A soft cry escaped Annie’s lips. She reached for Fabien, “I’m so sorry,” she said.
“She fooled us all,” Fabien admitted. “This must be dealt with. We will need evidence for this as well. Can this be done?” He stood erect, his jaw
square and tight.
“Yes,” Annie said. She expected she would have to text Graham with an update, but turned and saw he had joined Spencer and Gibbs and was waiting patiently at the door.
“I was just going to call…” Annie said, weary and tired.
“Gibbs,” he said and glanced down at Marielle Beauchamp’s last victim with a heavy heart. He offered Annie a wan smile as a tear rolled down her cheek. “Did you use the potion I gave you?” Graham asked.
Annie handed him the vial with only two drops missing. “I don’t…”
“None of us like this, but looking at the amount of blood, he didn’t have much time anyway. You just ended it quicker for him.” To be certain, Graham dropped holy water on Armand’s exposed arm and watched as it rolled to the bed. The man hadn’t been turned. Annie breathed a sigh of relief.

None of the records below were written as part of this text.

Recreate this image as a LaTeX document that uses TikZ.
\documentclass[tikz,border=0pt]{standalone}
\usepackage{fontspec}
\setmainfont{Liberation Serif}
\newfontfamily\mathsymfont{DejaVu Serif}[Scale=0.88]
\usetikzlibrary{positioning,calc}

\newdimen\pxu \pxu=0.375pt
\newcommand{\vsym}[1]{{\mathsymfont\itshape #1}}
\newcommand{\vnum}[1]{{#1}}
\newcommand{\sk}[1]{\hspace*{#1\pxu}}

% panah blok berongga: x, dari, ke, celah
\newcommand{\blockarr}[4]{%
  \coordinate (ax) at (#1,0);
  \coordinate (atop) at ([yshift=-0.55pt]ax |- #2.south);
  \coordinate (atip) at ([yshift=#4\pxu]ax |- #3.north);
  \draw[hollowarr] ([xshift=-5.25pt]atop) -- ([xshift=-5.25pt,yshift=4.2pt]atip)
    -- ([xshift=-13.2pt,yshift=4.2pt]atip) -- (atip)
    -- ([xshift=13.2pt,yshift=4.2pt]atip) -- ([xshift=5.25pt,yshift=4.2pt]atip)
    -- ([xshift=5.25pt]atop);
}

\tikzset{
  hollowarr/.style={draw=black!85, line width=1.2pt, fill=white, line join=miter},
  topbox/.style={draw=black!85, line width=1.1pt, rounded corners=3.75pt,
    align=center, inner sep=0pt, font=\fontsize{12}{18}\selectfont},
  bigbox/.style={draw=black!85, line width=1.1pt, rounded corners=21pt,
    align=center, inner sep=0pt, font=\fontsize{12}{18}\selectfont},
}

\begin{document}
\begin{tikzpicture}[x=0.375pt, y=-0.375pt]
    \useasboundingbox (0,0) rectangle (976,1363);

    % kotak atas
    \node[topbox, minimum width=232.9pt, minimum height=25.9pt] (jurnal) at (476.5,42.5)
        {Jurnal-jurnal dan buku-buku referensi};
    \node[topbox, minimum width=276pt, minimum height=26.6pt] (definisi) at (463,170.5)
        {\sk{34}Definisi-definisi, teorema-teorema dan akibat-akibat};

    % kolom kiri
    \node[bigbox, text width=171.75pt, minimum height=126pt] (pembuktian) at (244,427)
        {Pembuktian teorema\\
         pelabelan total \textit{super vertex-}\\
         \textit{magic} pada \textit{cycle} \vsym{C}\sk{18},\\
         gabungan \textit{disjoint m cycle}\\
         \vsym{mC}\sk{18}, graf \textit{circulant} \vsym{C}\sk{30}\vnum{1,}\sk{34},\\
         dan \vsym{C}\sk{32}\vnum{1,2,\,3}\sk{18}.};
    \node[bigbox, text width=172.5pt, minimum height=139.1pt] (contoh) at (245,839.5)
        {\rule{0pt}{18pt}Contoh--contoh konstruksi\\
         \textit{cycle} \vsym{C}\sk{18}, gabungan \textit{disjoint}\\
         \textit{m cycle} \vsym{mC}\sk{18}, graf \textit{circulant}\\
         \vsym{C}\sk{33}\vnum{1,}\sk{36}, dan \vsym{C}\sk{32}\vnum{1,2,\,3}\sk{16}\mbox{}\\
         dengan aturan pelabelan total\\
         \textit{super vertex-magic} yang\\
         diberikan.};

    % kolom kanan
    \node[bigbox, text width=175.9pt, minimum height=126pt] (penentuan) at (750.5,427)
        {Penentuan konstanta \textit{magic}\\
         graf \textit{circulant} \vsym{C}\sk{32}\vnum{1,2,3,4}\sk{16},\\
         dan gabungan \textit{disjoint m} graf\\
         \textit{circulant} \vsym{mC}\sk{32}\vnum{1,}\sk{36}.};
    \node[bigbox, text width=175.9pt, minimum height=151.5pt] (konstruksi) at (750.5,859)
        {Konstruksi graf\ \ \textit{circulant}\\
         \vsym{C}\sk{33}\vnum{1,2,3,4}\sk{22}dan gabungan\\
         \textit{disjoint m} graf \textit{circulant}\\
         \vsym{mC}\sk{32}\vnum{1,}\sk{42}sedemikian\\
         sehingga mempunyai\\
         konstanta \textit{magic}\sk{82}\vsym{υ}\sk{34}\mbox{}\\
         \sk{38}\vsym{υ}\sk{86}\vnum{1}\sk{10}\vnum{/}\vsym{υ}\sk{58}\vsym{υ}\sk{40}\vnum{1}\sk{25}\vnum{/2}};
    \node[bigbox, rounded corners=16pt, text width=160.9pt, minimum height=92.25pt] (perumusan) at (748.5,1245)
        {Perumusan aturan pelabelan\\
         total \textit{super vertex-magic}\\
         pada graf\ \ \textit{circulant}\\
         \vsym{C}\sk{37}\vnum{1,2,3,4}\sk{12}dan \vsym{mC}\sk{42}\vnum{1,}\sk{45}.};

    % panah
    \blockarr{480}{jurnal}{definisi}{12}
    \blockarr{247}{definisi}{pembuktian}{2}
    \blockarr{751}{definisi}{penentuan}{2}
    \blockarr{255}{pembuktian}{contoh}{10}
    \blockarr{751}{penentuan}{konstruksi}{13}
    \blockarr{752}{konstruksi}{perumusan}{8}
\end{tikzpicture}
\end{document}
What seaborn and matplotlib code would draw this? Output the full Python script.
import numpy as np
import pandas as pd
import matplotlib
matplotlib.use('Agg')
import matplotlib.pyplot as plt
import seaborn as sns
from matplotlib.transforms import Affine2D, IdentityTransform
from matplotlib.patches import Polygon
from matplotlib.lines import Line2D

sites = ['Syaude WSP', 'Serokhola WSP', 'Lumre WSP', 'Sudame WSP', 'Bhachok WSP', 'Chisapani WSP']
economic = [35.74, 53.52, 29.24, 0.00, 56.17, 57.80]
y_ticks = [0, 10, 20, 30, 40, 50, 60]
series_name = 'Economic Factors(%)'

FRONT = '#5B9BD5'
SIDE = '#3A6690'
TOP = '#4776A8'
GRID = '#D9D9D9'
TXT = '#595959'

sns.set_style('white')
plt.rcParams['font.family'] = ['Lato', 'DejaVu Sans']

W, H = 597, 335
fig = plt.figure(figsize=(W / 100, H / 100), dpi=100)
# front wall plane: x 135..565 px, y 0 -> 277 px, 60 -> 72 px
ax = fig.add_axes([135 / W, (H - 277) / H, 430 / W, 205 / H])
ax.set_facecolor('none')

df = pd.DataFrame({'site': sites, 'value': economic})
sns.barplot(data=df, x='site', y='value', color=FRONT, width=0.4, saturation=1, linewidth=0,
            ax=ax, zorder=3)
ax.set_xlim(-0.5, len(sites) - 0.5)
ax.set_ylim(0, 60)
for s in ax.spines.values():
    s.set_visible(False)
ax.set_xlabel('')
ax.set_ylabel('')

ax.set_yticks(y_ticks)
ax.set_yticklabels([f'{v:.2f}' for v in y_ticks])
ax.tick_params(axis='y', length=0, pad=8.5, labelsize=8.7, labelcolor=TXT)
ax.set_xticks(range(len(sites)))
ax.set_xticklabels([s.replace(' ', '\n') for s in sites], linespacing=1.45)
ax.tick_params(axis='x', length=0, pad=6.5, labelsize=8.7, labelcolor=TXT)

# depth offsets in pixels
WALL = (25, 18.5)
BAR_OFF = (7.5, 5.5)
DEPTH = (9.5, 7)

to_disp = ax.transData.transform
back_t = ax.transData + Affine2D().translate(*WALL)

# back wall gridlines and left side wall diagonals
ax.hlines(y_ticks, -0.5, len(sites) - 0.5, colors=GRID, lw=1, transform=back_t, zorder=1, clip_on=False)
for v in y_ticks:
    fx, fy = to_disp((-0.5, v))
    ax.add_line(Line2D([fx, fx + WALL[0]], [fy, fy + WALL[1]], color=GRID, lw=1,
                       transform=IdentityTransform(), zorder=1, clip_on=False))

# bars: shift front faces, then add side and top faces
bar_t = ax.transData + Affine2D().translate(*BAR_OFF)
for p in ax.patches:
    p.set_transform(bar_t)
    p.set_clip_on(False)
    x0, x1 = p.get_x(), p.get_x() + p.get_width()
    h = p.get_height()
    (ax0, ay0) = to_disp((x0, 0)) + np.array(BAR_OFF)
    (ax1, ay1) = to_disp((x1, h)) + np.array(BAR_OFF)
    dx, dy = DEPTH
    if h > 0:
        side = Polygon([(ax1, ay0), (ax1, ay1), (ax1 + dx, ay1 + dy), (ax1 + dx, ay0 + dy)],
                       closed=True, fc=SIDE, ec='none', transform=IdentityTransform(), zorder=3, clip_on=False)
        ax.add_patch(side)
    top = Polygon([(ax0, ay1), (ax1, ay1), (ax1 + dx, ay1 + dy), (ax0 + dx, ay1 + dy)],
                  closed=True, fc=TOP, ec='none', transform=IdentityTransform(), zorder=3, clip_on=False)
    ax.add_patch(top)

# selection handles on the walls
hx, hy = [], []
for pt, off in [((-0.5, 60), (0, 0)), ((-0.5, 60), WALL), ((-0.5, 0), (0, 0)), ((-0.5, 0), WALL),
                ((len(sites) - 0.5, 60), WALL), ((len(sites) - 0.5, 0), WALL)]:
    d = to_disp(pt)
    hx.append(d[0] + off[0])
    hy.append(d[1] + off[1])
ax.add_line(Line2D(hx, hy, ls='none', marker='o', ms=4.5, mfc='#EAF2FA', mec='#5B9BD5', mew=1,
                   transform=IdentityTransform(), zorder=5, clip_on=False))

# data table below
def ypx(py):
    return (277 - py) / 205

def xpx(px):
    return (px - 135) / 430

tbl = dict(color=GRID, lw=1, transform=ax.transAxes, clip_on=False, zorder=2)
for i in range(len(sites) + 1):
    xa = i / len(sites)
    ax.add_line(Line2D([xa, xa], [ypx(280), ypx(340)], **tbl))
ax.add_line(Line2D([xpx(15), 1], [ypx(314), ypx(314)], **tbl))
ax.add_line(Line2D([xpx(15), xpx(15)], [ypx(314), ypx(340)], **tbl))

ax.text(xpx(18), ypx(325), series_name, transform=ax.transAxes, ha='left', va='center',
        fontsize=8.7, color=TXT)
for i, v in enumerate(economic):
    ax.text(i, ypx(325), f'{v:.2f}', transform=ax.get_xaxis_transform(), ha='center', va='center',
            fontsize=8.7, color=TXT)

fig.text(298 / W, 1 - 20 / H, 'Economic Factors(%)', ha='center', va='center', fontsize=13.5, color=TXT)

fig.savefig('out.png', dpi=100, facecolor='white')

“I have this, Annie. You go home. Rest,” Graham said.
Annie backed from the room, directing Fabien, who was temporarily scattered as he left the home of Armand Lefebvre for the last time.
Chapter 38
Ten boxes of real and manufactured evidence for ten different cases sat in the back seat of the car. Unfamiliar with the streets of Paris, Annie sat on the passenger side and rested her head against the window, looking out at the tourists who flooded the streets, shops, and cafes.
Maybe one day I can come back.
She sighed and glanced at Special Agent Jack Ramsey, her contact at the FBI, as he drove through the busy midday traffic in their rented car.
“You okay?” he asked as he pulled the car into the parking structure beside the DST, The Département de la Sûreté/Sécurité Territoriale, otherwise known as the Department of Territorial Safety/Security in France. He found a spot near the elevator, guided the car in between the lines, and shut it off.
“I’ll be fine. It’s just…” Annie didn’t have the words to express what she was feeling. Jack knew; he had seen the crime scene photos and heard Annie’s side. It would be enough for him.
“You know; some cases stay with you long after you solve them. Give it time. You will be able to move on from this.”